I would stay in London for 7 years before again moving to the nations capital of Canada, Ottawa in 1997. But all the time I was training in Goju Karate, I as well, started, a Jiu-Jitsu club within the military community. The club produced 4 of my first successful Black Belts; May Machoun, Marc Lacoursiere, Todd Geroux, and Beau Bentley. The club still exists here to this day, and is being run by Sensei Mark Lacoursiere. I always look forward to visiting; it's like having a family away from my own. Keep up the good work!!

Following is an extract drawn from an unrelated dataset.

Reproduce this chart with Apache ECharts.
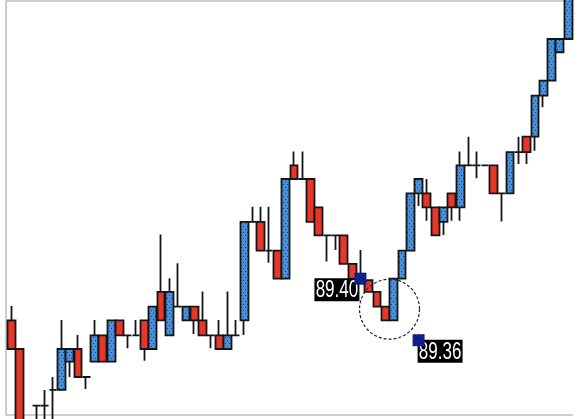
<!DOCTYPE html>
<html><head><meta charset="utf-8">
<script src="https://cdn.jsdelivr.net/npm/echarts@6/dist/echarts.min.js"></script>
<style>html,body{margin:0;padding:0;background:#fff;}#c{width:579px;height:419px;}</style>
</head><body><div id="c"></div>
<script>
// OHLC values
const opens = [89.3729,89.3543,89.3017,89.3175,89.3175,89.3277,89.3277,89.3461,89.3543,89.3361,
89.3461,89.3631,89.3461,89.3729,89.3631,89.3631,89.3729,89.3543,89.3914,89.3631,
89.3818,89.3729,89.3818,89.3729,89.3631,89.3631,89.3543,89.3631,89.3729,89.4369,
89.4369,89.4182,89.4182,89.4001,89.4736,89.4648,89.4648,89.4464,89.4281,89.4281,
89.4281,89.4096,89.4001,89.3990,89.3914,89.3818,89.3729,89.4001,89.4182,89.4554,
89.4554,89.4464,89.4369,89.4554,89.4464,89.4736,89.4736,89.4736,89.4736,89.4554,
89.4554,89.4823,89.4923,89.4923,89.5190,89.5287,89.5472,89.5558];
const closes = [89.3543,89.3017,89.2980,89.3175,89.3175,89.3277,89.3543,89.3543,89.3361,89.3361,
89.3631,89.3461,89.3729,89.3631,89.3631,89.3631,89.3543,89.3818,89.3729,89.3914,
89.3818,89.3818,89.3729,89.3631,89.3631,89.3543,89.3631,89.3631,89.4369,89.4369,
89.4182,89.4182,89.4001,89.4648,89.4648,89.4648,89.4369,89.4281,89.4281,89.4281,
89.4096,89.4001,89.3975,89.3914,89.3818,89.3729,89.4001,89.4182,89.4554,89.4648,
89.4464,89.4281,89.4464,89.4464,89.4736,89.4736,89.4736,89.4736,89.4554,89.4554,
89.4823,89.4823,89.4823,89.5190,89.5287,89.5558,89.5558,89.5900];
const lows = [89.3543,89.3017,89.2950,89.3050,89.3050,89.3050,89.3277,89.3361,89.3361,89.3283,
89.3461,89.3461,89.3461,89.3631,89.3548,89.3631,89.3467,89.3543,89.3729,89.3631,
89.3818,89.3729,89.3641,89.3631,89.3548,89.3543,89.3543,89.3631,89.3634,89.4369,
89.4182,89.4104,89.4001,89.4001,89.4648,89.4648,89.4369,89.4281,89.4111,89.4187,
89.4096,89.4001,89.3975,89.3914,89.3818,89.3729,89.3729,89.4001,89.4182,89.4473,
89.4377,89.4281,89.4284,89.4377,89.4377,89.4736,89.4653,89.4736,89.4554,89.4371,
89.4554,89.4746,89.4746,89.4832,89.5114,89.5287,89.5472,89.5558];
const highs = [89.3823,89.3543,89.3050,89.3175,89.3277,89.3361,89.3732,89.3543,89.3634,89.3361,
89.3732,89.3631,89.3729,89.3729,89.3631,89.3732,89.3729,89.3818,89.4287,89.4003,
89.4100,89.3818,89.3818,89.3916,89.3631,89.3732,89.3916,89.3732,89.4369,89.4468,
89.4468,89.4468,89.4182,89.4648,89.4826,89.4826,89.4648,89.4464,89.4281,89.4281,
89.4281,89.4096,89.4187,89.3990,89.3914,89.3818,89.4001,89.4182,89.4554,89.4648,
89.4648,89.4464,89.4464,89.4554,89.4826,89.4923,89.4826,89.4736,89.4736,89.4554,
89.4823,89.4923,89.4923,89.5190,89.5287,89.5558,89.5558,89.5900];
const categories = opens.map((_, i) => String(i + 1));

// annotations
const markerIndex = [42, 49];
const markerValues = [89.40, 89.36];
const markerSide = ['left', 'right'];
const circleIndex = 45;   // circle centred between bars 45 and 46
const circleValue = 89.3802;

const yMin = 89.3114, yMax = 89.5805;

function tile(w, h, base, dot, pts) {
  const c = document.createElement('canvas'); c.width = w; c.height = h;
  const g = c.getContext('2d');
  g.fillStyle = base; g.fillRect(0, 0, w, h);
  g.fillStyle = dot; pts.forEach(p => g.fillRect(p[0], p[1], 1, 1));
  return c;
}
const bluePattern = { image: tile(4, 6, '#4a90d8', '#1a3a9a', [[1,1],[3,4]]), repeat: 'repeat' };
const navyPattern = { image: tile(4, 4, '#12228e', '#000040', [[1,1],[3,3]]), repeat: 'repeat' };

const ohlc = opens.map((o, i) => [o, closes[i], lows[i], highs[i]]);
const border = { show: true, lineStyle: { color: '#cdcdcd', width: 2 } };

const chart = echarts.init(document.getElementById('c'), null, { renderer: 'canvas' });
chart.setOption({
  animation: false,
  backgroundColor: '#ffffff',
  grid: { left: 7.3, top: 1, width: 565, height: 414, show: false },
  xAxis: [
    { type: 'category', data: categories, boundaryGap: true, axisLine: border,
      axisTick: { show: false }, axisLabel: { show: false }, splitLine: { show: false } },
    { type: 'category', data: categories, position: 'top', boundaryGap: true, axisLine: border,
      axisTick: { show: false }, axisLabel: { show: false }, splitLine: { show: false } }
  ],
  yAxis: { type: 'value', min: yMin, max: yMax, offset: 1.5, axisLine: border,
    axisTick: { show: false }, axisLabel: { show: false }, splitLine: { show: false } },
  series: [
    { type: 'candlestick', data: ohlc, barWidth: '100%', clip: true,
      emphasis: { disabled: true },
      itemStyle: { color: bluePattern, color0: '#e8372a', borderColor: '#151515',
        borderColor0: '#151515', borderColorDoji: '#151515', borderWidth: 1.8 } },
    { type: 'custom', z: 5, clip: false, data: [[circleIndex, circleValue]],
      renderItem: (params, api) => {
        const a = api.coord([api.value(0), api.value(1)]);
        const b = api.coord([api.value(0) + 1, api.value(1)]);
        return { type: 'circle', shape: { cx: (a[0] + b[0]) / 2, cy: a[1], r: 30 },
          style: { fill: null, stroke: '#222222', lineWidth: 1.2, lineDash: [3, 2] } };
      } },
    { type: 'custom', z: 10, clip: false,
      data: markerIndex.map((x, i) => [x, markerValues[i], i]),
      renderItem: (params, api) => {
        const p = api.coord([api.value(0), api.value(1)]);
        const idx = api.value(2);
        const bw = 45, bh = 23;
        const bx = markerSide[idx] === 'left' ? p[0] - 1 - bw : p[0] - 1;
        const by = p[1] - 0.5;
        return { type: 'group', children: [
          { type: 'rect', shape: { x: bx, y: by, width: bw, height: bh }, style: { fill: '#000' } },
          { type: 'text', x: bx + bw / 2, y: by + bh / 2 + 1, scaleX: 0.74,
            style: { text: markerValues[idx].toFixed(2), fill: '#fff',
              font: '23px "Liberation Sans", Arial, sans-serif', align: 'center', verticalAlign: 'middle' } },
          { type: 'rect', shape: { x: p[0] - 6, y: p[1] - 6, width: 12, height: 12 },
            style: { fill: navyPattern } }
        ] };
      } }
  ]
});
</script></body></html>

In Ottawa I couldn't sit still. The Board of Directors for the NJJBBF is here. The Rockcliffe Jiu-Jitsu club was without an Instructor and I soon filled that position. Here, I teach both Arts to those who wish to learn. Also many of my Goju friends are also in the city; the likes of Sensei Poon Chan, Steven Radoulovitch, and my old Sensei Greg Collins. So my training continues and I expect it to do so for many years to come. I believe in three simple philosophies:
Firstly, There is always someone better than you, so you best keep training and learning;
Second, Your Karate is only as good as your last Kata, and...
Finally, There is no one perfect Martial Art, all Martial Arts are equal, and this ties into my second point, "Your Art is Only as Good as the Individual Practicing It".
Safe training everyone, and as we say in Jiu-Jitsu, See you on the mats!!